Irish businessman and former politician

Patrick Farrell is an Irish businessman and a former chief executive of the Irish Banking Federation.

==Career==
Farrell has been Head of Marketing and Communications and General Manager retail operations at EBS Building Society, Chief Executive at Galway's Galvia Private Hospital and General Manager at Sligo Regional Hospital. He is Chairman of Sightsavers International (Ireland) and is a board member of FOLD Ireland.

Farrell was appointed as Head of Group Corporate Communications and Government Relations at Bank of Ireland in May 2013. He retired in March 2019.

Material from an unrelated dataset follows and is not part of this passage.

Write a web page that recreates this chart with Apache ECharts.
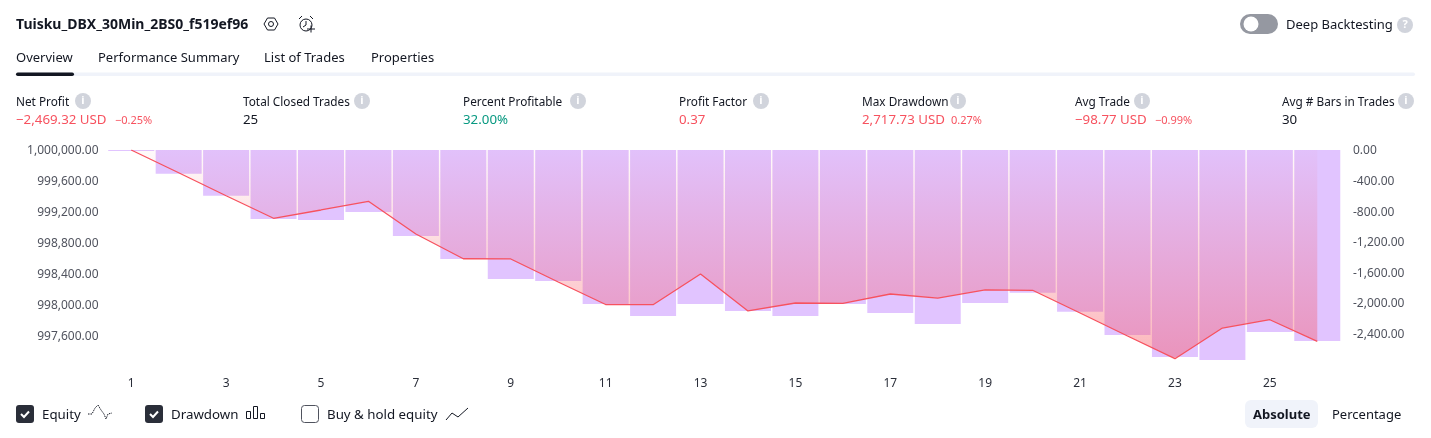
<!DOCTYPE html>
<html><head><meta charset="utf-8">
<style>html,body{margin:0;padding:0;background:#fff;overflow:hidden}#c{width:1431px;height:438px}</style>
<script src="https://cdn.jsdelivr.net/npm/echarts@6/dist/echarts.min.js"></script>
</head><body><div id="c"></div>
<script>
const categories = ['1','2','3','4','5','6','7','8','9','10','11','12','13','14','15','16','17','18','19','20','21','22','23','24','25','26'];
const equity = [1000000,999706,999410,999119,999226,999338,998916,998597,998594,998297,998006,998004,998400,997923,998026,998022,998142,998090,998194,998190,997897,997600,997307,997703,997810,997531];
const drawdown = [-13,-310,-598,-902,-915,-811,-1125,-1426,-1687,-1713,-2014,-2171,-2014,-2106,-2171,-2014,-2132,-2276,-2001,-1866,-2115,-2420,-2707,-2747,-2380,-2498];
const leftTicks = [1000000,999600,999200,998800,998400,998000,997600];
const rightTicks = [0,-400,-800,-1200,-1600,-2000,-2400];
const tabs = ['Overview','Performance Summary','List of Trades','Properties'];
const statLabels = ['Net Profit','Total Closed Trades','Percent Profitable','Profit Factor','Max Drawdown','Avg Trade','Avg # Bars in Trades'];
const statValues = ['\u22122,469.32 USD','25','32.00%','0.37','2,717.73 USD','\u221298.77 USD','30'];
const statPercents = ['\u22120.25%','','','','0.27%','\u22120.99%',''];

const FONT = '"Noto Sans"';
const INK = '#131722', RED = '#F7525F', TEAL = '#089981', GREY = '#D1D4DC';
const fmt = v => v.toLocaleString('en-US',{minimumFractionDigits:2,maximumFractionDigits:2});
const g = [];
const txt = (x,y,s,size,fill,weight,align) => g.push({type:'text',x,y,style:{text:s,fontFamily:FONT,fontSize:size,fill:fill||INK,fontWeight:weight||'normal',align:align||'left',verticalAlign:'middle'}});
const rect = (x,y,w,h,r,fill,stroke) => g.push({type:'rect',shape:{x,y,width:w,height:h,r},style:{fill:fill||'none',stroke:stroke||null,lineWidth:1}});
const circ = (x,y,r,fill,stroke,lw) => g.push({type:'circle',shape:{cx:x,cy:y,r},style:{fill:fill||'none',stroke:stroke||null,lineWidth:lw||1}});
const poly = (pts,stroke,lw,dash) => g.push({type:'polyline',shape:{points:pts},style:{fill:'none',stroke,lineWidth:lw||1,lineDash:dash||null}});

// header
txt(16,25,'Tuisku_DBX_30Min_2BS0_f519ef96',14,INK,'bold');
g.push({type:'polygon',shape:{points:[[264,24],[267.5,18],[274.5,18],[278,24],[274.5,30],[267.5,30]]},style:{fill:'none',stroke:INK,lineWidth:1}});
circ(271,24,2.5,null,INK);
circ(306,25,6,null,INK);
poly([[306,21],[306,25],[303,27]],INK);
poly([[299,19],[302,16]],INK); poly([[310,16],[313,19]],INK);
poly([[307,29],[315,29]],INK); poly([[311,25.5],[311,32.5]],INK);
// toggle
rect(1240,14,38,20,10,'#9598A1');
circ(1251,24,7.5,'#fff');
txt(1286,25,'Deep Backtesting',13,INK);
circ(1405,25,8,GREY);
txt(1405,25,'?',11,'#fff','bold','center');
// tabs
const tabX=[16,98,264,371];
tabs.forEach((t,i)=>txt(tabX[i],58.5,t,13,INK));
rect(16,72.5,1399,3.5,2,'#F0F3FA');
rect(16,72.5,58,3.5,2,'#131722');
// stats
const statX=[16,243,463,679,862,1075,1282];
const infoX=[83,362,578,761,958,1142,1406];
const pctX=[115,0,0,0,951,1155,0];
const valCol=[RED,INK,TEAL,RED,RED,RED,INK];
statLabels.forEach((s,i)=>{
  txt(statX[i],102.5,s,11.8,INK);
  circ(infoX[i],101,8,GREY);
  txt(infoX[i],101,'i',11,'#fff','bold','center');
  txt(statX[i],120.5,statValues[i],13.3,valCol[i]);
  if(statPercents[i]) txt(pctX[i],121,statPercents[i],11,valCol[i]);
});
// legend
const check=(x)=>{rect(x,405,18,18,3,'#2A2E39');poly([[x+5,414],[x+8,417],[x+13,411.5]],'#fff',2);};
check(16);check(145);
rect(301.5,405.5,17,17,3,'#fff','#50535E');
txt(42,415,'Equity',13.3,INK);
txt(171,415,'Drawdown',13.3,INK);
txt(327,415,'Buy & hold equity',13.3,INK);
poly([[88,414],[92,414],[95,408],[98,405],[101,410],[104,414],[106,419],[108,414],[112,413]],INK,1,[1.5,1]);
rect(246.5,411.5,4,7,0,null,INK); rect(253.5,406.5,4,12,0,null,INK); rect(260.5,413.5,4,5,0,null,INK);
poly([[446,420],[452,413],[458,417],[468,408]],INK,1);
// mode buttons
rect(1245,400,73,28,6,'#F0F3FA');
txt(1253,415,'Absolute',13,INK,'bold');
txt(1332,415,'Percentage',13,INK);

const chart = echarts.init(document.getElementById('c'));
chart.setOption({
  animation:false,
  grid:{left:107.5,top:150,width:1233.5,height:217,containLabel:false},
  xAxis:{type:'category',data:categories,boundaryGap:true,
    axisLine:{show:false},axisTick:{show:false},splitLine:{show:false},
    axisLabel:{interval:1,margin:11,color:'#2A2E39',fontFamily:FONT,fontSize:12}},
  yAxis:[
    {type:'value',min:997200,max:1000000,position:'left',
     axisLine:{show:false},axisTick:{show:false},splitLine:{show:false},
     axisLabel:{customValues:leftTicks,margin:9,verticalAlign:'top',lineHeight:2,color:'#50535E',fontFamily:FONT,fontSize:12,formatter:fmt}},
    {type:'value',min:-2838,max:0,position:'right',
     axisLine:{show:false},axisTick:{show:false},splitLine:{show:false},
     axisLabel:{customValues:rightTicks,margin:12,verticalAlign:'top',lineHeight:2,color:'#50535E',fontFamily:FONT,fontSize:12,formatter:fmt}}
  ],
  series:[
    {type:'bar',yAxisIndex:1,data:drawdown,barWidth:46,itemStyle:{color:'#E1C4FF'},z:1},
    {type:'line',yAxisIndex:0,data:equity,symbol:'none',smooth:false,z:2,
     lineStyle:{color:RED,width:1.3},
     areaStyle:{origin:'end',color:{type:'linear',x:0,y:0,x2:0,y2:1,colorStops:[{offset:0,color:'rgba(247,82,95,0.04)'},{offset:1,color:'rgba(247,82,95,0.6)'}]}}}
  ],
  graphic:{elements:g}
});
</script></body></html>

Farrell was the chief executive of the Irish Banking Federation. He was appointed in January 2004. As well as this he was a member of the executive committee of the European Banking Federation, representing the interests of commercial banks across the continent.

In March 2019, Farrell became chief executive of property group Irish Institutional Property.

==Political office==
Farrell was General Secretary of Fianna Fáil between 1991 and 1997. In December 1992, he was nominated by the Taoiseach, Albert Reynolds as member of the outgoing 19th Seanad, serving until February 1993 for the 20th Seanad.